● Aim
Extract every line below that contains the word "LaTeX".

● Information supplied
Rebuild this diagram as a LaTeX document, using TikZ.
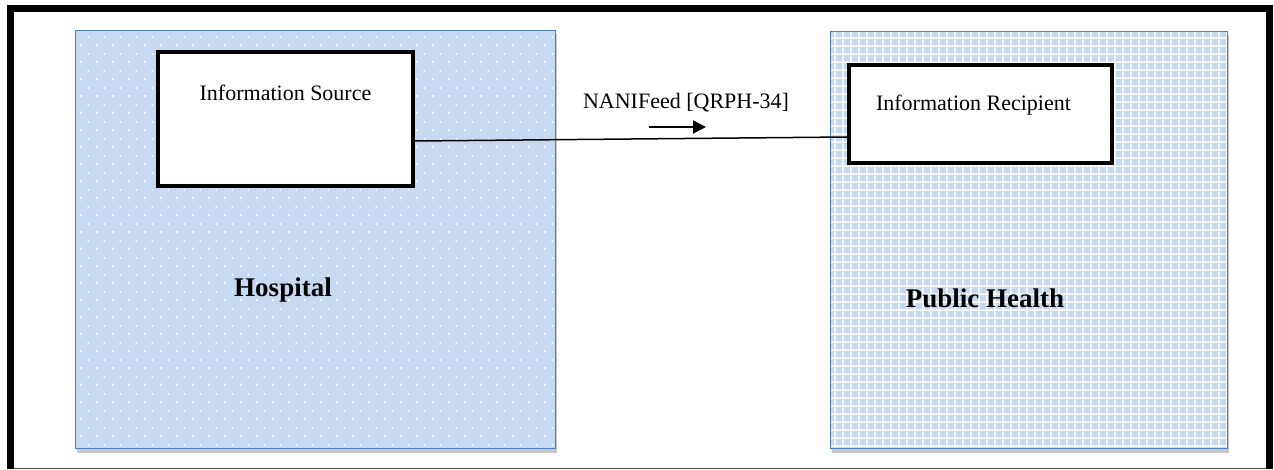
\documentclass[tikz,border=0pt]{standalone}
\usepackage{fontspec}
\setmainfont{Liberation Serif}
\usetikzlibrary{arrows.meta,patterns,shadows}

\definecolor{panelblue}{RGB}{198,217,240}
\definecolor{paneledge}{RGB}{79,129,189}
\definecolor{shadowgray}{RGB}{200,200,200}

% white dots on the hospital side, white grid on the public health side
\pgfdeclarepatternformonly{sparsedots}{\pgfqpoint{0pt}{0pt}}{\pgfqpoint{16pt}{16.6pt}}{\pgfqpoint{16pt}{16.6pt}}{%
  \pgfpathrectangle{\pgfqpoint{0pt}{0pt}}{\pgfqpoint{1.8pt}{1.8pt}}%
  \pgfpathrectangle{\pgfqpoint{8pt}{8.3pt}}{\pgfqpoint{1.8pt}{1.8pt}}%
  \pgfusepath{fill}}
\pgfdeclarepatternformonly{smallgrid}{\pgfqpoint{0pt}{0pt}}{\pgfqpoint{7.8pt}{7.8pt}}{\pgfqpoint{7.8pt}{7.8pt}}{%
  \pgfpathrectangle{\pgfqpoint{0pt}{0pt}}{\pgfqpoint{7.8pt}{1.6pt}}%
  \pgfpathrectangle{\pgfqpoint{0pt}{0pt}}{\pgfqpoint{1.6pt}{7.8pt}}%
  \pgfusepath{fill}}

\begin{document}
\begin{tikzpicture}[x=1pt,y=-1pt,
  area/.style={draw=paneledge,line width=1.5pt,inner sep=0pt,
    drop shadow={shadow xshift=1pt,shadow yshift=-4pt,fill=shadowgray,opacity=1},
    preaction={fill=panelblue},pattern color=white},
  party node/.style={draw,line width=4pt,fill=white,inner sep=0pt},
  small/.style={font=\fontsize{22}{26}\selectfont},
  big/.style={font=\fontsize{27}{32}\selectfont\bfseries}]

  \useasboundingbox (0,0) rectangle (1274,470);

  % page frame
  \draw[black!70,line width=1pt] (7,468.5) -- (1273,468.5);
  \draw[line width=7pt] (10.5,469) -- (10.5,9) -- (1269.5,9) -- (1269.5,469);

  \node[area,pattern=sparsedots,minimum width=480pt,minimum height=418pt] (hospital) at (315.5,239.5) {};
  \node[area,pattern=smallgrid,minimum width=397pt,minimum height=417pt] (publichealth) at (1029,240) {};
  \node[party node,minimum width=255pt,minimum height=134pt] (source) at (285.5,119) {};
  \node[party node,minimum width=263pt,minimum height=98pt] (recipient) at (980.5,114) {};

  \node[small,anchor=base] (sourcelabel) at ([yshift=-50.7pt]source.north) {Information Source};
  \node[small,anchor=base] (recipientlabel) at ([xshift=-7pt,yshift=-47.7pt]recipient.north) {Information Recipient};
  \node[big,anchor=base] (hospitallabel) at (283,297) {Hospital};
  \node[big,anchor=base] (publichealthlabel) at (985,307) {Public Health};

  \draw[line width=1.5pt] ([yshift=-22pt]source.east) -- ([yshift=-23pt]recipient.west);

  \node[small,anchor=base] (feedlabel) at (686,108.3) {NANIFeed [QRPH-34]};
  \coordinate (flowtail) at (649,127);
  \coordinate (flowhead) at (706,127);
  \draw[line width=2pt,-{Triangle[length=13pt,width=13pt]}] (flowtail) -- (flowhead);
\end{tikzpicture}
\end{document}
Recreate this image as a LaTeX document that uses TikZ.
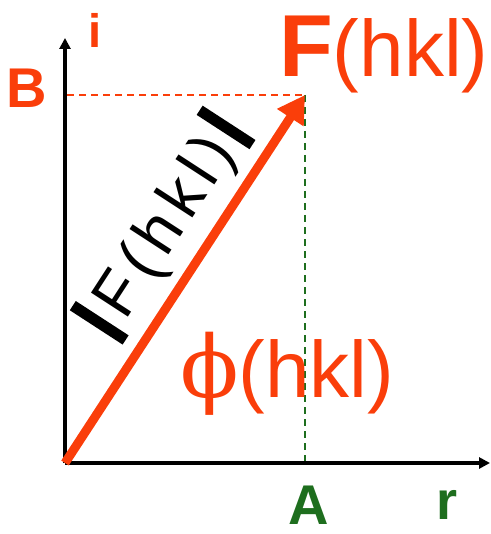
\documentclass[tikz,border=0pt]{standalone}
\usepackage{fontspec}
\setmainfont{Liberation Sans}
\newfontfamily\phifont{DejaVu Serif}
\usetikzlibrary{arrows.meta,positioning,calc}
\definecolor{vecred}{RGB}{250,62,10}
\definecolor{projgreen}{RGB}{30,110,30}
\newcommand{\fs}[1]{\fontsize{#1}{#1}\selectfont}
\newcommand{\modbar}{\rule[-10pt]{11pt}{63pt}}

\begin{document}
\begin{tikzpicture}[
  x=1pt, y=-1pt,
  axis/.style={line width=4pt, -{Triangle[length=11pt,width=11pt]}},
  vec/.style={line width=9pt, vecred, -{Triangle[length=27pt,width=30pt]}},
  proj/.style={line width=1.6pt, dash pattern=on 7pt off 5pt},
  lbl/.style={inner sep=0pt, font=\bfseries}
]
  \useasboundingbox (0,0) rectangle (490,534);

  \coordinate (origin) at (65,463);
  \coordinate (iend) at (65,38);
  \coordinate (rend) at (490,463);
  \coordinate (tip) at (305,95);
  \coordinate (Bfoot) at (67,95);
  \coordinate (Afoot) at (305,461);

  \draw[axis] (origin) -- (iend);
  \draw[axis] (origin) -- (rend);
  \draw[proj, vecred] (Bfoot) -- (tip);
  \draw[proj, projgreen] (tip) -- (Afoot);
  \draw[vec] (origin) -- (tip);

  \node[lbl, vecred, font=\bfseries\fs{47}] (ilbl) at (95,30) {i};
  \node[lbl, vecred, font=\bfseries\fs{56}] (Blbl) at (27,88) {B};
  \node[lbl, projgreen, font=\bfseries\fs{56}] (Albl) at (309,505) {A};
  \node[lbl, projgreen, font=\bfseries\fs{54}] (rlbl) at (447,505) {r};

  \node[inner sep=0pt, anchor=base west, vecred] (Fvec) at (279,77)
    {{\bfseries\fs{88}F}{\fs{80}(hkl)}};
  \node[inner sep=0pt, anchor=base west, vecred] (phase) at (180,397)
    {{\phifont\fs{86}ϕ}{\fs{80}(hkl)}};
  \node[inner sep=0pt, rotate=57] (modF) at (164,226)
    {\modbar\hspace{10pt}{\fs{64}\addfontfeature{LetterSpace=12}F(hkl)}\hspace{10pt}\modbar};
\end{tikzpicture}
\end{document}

● Result for this task
Rebuild this diagram as a LaTeX document, using TikZ.
Recreate this image as a LaTeX document that uses TikZ.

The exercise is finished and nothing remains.